Retailers have two bites at the cherry: through in-store and point-of-sale contact with customers and through direct communications. But brands have to rely on their share of that in-store contact, which is expensive and hard-won, and on their own marketing efforts. Direct marketing might yield real benefits here, even if it is only used to distribute coupons.
According to DMIS, 54 per cent of consumers had claimed a benefit offered by a retailers’ loyalty scheme. However, 82 per cent had used a coupon or token sent to them by a food and drinks company. Some manufacturers have begun to extend this type of promotional exercise via merchandising into a loyalty scheme.

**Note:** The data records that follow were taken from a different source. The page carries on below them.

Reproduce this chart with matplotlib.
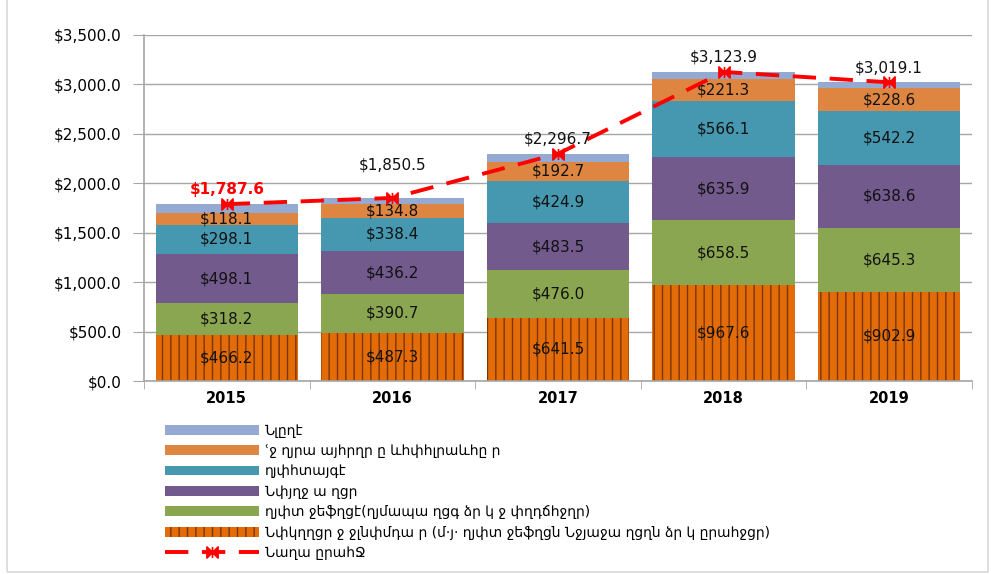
import numpy as np
import matplotlib
matplotlib.use("Agg")
import matplotlib.pyplot as plt
from matplotlib.path import Path
from matplotlib.patches import Rectangle
from matplotlib.ticker import FuncFormatter

years = ["2015", "2016", "2017", "2018", "2019"]

base = [466.2, 487.3, 641.5, 967.6, 902.9]
green = [318.2, 390.7, 476.0, 658.5, 645.3]
purple = [498.1, 436.2, 483.5, 635.9, 638.6]
teal = [298.1, 338.4, 424.9, 566.1, 542.2]
orange = [118.1, 134.8, 192.7, 221.3, 228.6]
other = [88.9, 63.1, 78.1, 74.5, 61.5]
total = [1787.6, 1850.5, 2296.7, 3123.9, 3019.1]

names = [
    "Նփկղղցր ջ ջլնփմդա ր (մ·յ· ղյփտ ջեֆղցն Նջյաջա ղցղն ձր կ ըրահջցր)",
    "ղյփտ ջեֆղցէ(ղյմապա ղցգ ձր կ ջ փղդճհջղր)",
    "Նփյղջ ա ղցր",
    "ղյփհտայգէ",
    "ՙջ ղյրա այհրղր ը ևհփհլրաևհը ր",
    "Նլըղէ",
]
total_name = "Նաղա ըրահՋ"

series = [base, green, purple, teal, orange, other]
colors = ["#E36C09", "#8BA650", "#735A8D", "#4598B0", "#DE8641", "#95AAD2"]

fig = plt.figure(figsize=(9.91, 5.74), dpi=100)
ax = fig.add_axes([0.1453, 0.3362, 0.8355, 0.6033])

x = np.arange(len(years))
bottom = np.zeros(len(years))
handles = []
for i, (vals, col) in enumerate(zip(series, colors)):
    if i == 0:
        b = ax.bar(x, vals, 0.86, bottom=bottom, color=col, edgecolor="#7A3606",
                   linewidth=0, hatch="||", zorder=2)
    else:
        b = ax.bar(x, vals, 0.86, bottom=bottom, color=col, linewidth=0, zorder=2)
    handles.append(b)
    if i < 5:
        for xi, v, bt in zip(x, vals, bottom):
            ax.text(xi, bt + v / 2, f"${v:,.1f}", ha="center", va="center",
                    fontsize=11, color="#111111", zorder=4)
    bottom += np.array(vals)

# bowtie marker with bar
verts = [(-1, -1), (0, 0), (-1, 1), (-1, -1),
         (1, -1), (0, 0), (1, 1), (1, -1),
         (0, -1), (0, 1)]
codes = [Path.MOVETO, Path.LINETO, Path.LINETO, Path.CLOSEPOLY,
         Path.MOVETO, Path.LINETO, Path.LINETO, Path.CLOSEPOLY,
         Path.MOVETO, Path.LINETO]
bowtie = Path(verts, codes)

line, = ax.plot(x, total, color="#FF0000", lw=2.8, dashes=(6, 3.5),
                marker=bowtie, markersize=8, markerfacecolor="#FF0000",
                markeredgecolor="#FF0000", markeredgewidth=1.2, zorder=5)

offsets = [15, 33, 15, 15, 14]
for i, (xi, v) in enumerate(zip(x, total)):
    red = i == 0
    ax.annotate(f"${v:,.1f}", (xi, v), xytext=(0, offsets[i]), textcoords="offset pixels",
                ha="center", va="center", fontsize=11,
                color="#FF0000" if red else "#111111",
                fontweight="bold" if red else "normal", zorder=6)

ax.set_xlim(-0.5, 4.5)
ax.set_ylim(0, 3500)
ax.set_yticks(np.arange(0, 3501, 500))
ax.yaxis.set_major_formatter(FuncFormatter(lambda v, p: f"${v:,.1f}"))
ax.set_xticks(x)
ax.set_xticklabels(years, fontweight="bold", fontsize=10.5)
ax.set_xticks(np.arange(-0.5, 5, 1), minor=True)
ax.tick_params(axis="x", which="major", length=0, pad=7)
ax.tick_params(axis="x", which="minor", length=6, color="#A6A6A6", direction="out")
ax.tick_params(axis="y", length=8, color="#A6A6A6", labelsize=11, pad=8)

ax.grid(axis="y", color="#A6A6A6", lw=1, zorder=0)
ax.set_axisbelow(True)
for s in ["top", "right"]:
    ax.spines[s].set_visible(False)
ax.spines["left"].set_color("#A6A6A6")
ax.spines["bottom"].set_color("#A6A6A6")
ax.spines["left"].set_linewidth(1.2)
ax.spines["bottom"].set_linewidth(1.2)

leg_handles = handles[::-1] + [line]
leg_labels = names[::-1] + [total_name]
fig.legend(leg_handles, leg_labels, loc="upper left", bbox_to_anchor=(0.166, 0.262),
           frameon=False, fontsize=10, handlelength=6.8, handleheight=0.7,
           labelspacing=0.46, handletextpad=0.45, borderpad=0, borderaxespad=0)

fig.patches.append(Rectangle((0.007, 0.004), 0.99, 1.2, transform=fig.transFigure,
                             fill=False, edgecolor="#D9D9D9", lw=1.2))

fig.savefig("out.png", dpi=100)
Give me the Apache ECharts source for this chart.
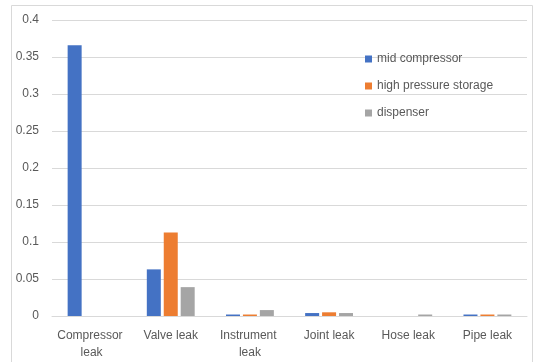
<!DOCTYPE html>
<html>
<head>
<meta charset="utf-8">
<script src="https://cdn.jsdelivr.net/npm/echarts@6/dist/echarts.min.js"></script>
<style>
  html, body { margin: 0; padding: 0; background: #fff; }
  #chart { width: 535px; height: 362px; }
</style>
</head>
<body>
<div id="chart"></div>
<script>
// Leak categories along the x axis
const categories = ['Compressor leak', 'Valve leak', 'Instrument leak', 'Joint leak', 'Hose leak', 'Pipe leak'];

// Values per equipment group
const midCompressor = [0.366, 0.063, 0.002, 0.004, 0, 0.002];
const highPressureStorage = [0, 0.113, 0.002, 0.005, 0, 0.002];
const dispenser = [0, 0.039, 0.008, 0.004, 0.002, 0.002];

const seriesNames = ['mid compressor', 'high pressure storage', 'dispenser'];
const yTicks = { min: 0, max: 0.4, interval: 0.05 };

const textColor = '#595959';
const font = 'Liberation Sans, Arial, sans-serif';

const chart = echarts.init(document.getElementById('chart'));

function barSeries(name, data, color) {
  return {
    name: name,
    type: 'bar',
    data: data,
    barWidth: 14,
    barGap: '21%',
    itemStyle: { color: color },
    emphasis: { disabled: true }
  };
}

chart.setOption({
  animation: false,
  textStyle: { fontFamily: font },
  graphic: [{
    type: 'rect',
    shape: { x: 11.5, y: 5.5, width: 521, height: 400 },
    style: { fill: 'none', stroke: '#d9d9d9', lineWidth: 1 },
    silent: true,
    z: -1
  }],
  grid: { left: 52, right: 8, top: 20, bottom: 46 },
  legend: {
    orient: 'vertical',
    left: 360,
    top: 47,
    icon: 'rect',
    itemWidth: 7,
    itemHeight: 7,
    itemGap: 13,
    textStyle: { color: textColor, fontSize: 12, fontFamily: font, lineHeight: 14 },
    data: seriesNames
  },
  xAxis: {
    type: 'category',
    data: categories,
    axisLine: { lineStyle: { color: '#d9d9d9', width: 1 } },
    axisTick: { show: false },
    axisLabel: {
      interval: 0,
      color: textColor,
      fontSize: 12,
      fontFamily: font,
      margin: 11,
      width: 74,
      overflow: 'break',
      lineHeight: 17
    }
  },
  yAxis: {
    type: 'value',
    min: yTicks.min,
    max: yTicks.max,
    interval: yTicks.interval,
    axisLine: { show: false },
    axisTick: { show: false },
    splitLine: { lineStyle: { color: '#d9d9d9', width: 1 } },
    axisLabel: {
      color: textColor,
      fontSize: 12,
      fontFamily: font,
      margin: 13,
      formatter: v => String(parseFloat(v.toFixed(2)))
    }
  },
  series: [
    barSeries(seriesNames[0], midCompressor, '#4472C4'),
    barSeries(seriesNames[1], highPressureStorage, '#ED7D31'),
    barSeries(seriesNames[2], dispenser, '#A5A5A5')
  ]
});
</script>
</body>
</html>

Britvic Soft Drinks operates a scheme through MRM Promotional Services aimed at universities and colleges with brands such as Pepsi, 7-Up, Tango, Robinsons and Ballygowan. Points are awarded based on purchases and can be redeemed against branded goods such as T-shirts and umbrellas or equipment such as glass-washing machines and vandal-proof payphones. If the outlets stock the brands, students will drink them. And if they drink them at college, they may well drink them for the rest of their life.
Mick Byrne, head of planning at O&M Direct, accepts the value of direct marketing in this role, but says: “There is still a lot of expectation that direct marketing only means sales promotion. It comes as a shock to clients that you can do other things. Also, it is not cheap.”
Byrne says that judging direct marketing solely in terms of its impact on sales is dangerous because the cost for a single brand is likely to be higher than the incremental revenues achieved. “For fmcg, its real role is building a database. The return is in name and addresses, not necessarily through sending out vouchers. You have to rethink what you are trying to do. It is not for individual brands, it has got to be across a portfolio and from a customer perspective,” says Byrne.
For food and drink companies to reach such an advanced stage will take time, especially if, as Kimber claims, it requires a change in their marketing culture. In the meantime, direct marketing techniques are being used by an increasing range of brands. It starts a dialogue with consumers without having to ditch existing techniques.
HHCL’s Martini campaign is a good example because it gathers names and addresses, which may or may not be used, while still giving the brand a TV presence.
For other brands, however, more pressing issues mean direct communications are still some way off.
Southern Comfort, for example, would find it difficult to use direct marketing when its target audience’s usage pattern still needs to be established. Account director Ian Milner, at IMP, says, “advertising is vital before consumers go into a bar, particularly for a brand like Southern Comfort, which is on the edge of their repertoire and is not on their shopping list to stock at home.”
On-trade sales promotions have proven to be highly successful at achieving trials – the agency’s campaign won the Institute of Sales Promotion Grand Prix award this year – and merchandising has been widely used. But, so far, the brand has not gone direct. “Ultimately, I would like to think direct mail would have a role to play as a way of maintaining lifetime value. But it would have to be a corporate initiative rather than from the brand, because you can’t expect consumers to drink Southern Comfort throughout their whole life,” says Milner.
It is this paradox – that a database can track consumers for life, whereas the lifetime of the product use may be quite short – which makes it hard to justify the investment in direct marketing. However, with so many companies holding portfolios of brands that meet different needs across every stage of someone’s life, companies are realising that there is a way forward. Given the positive consumer reaction to direct marketing, the only real resistance might be in brand marketers’ attitudes towards below the line.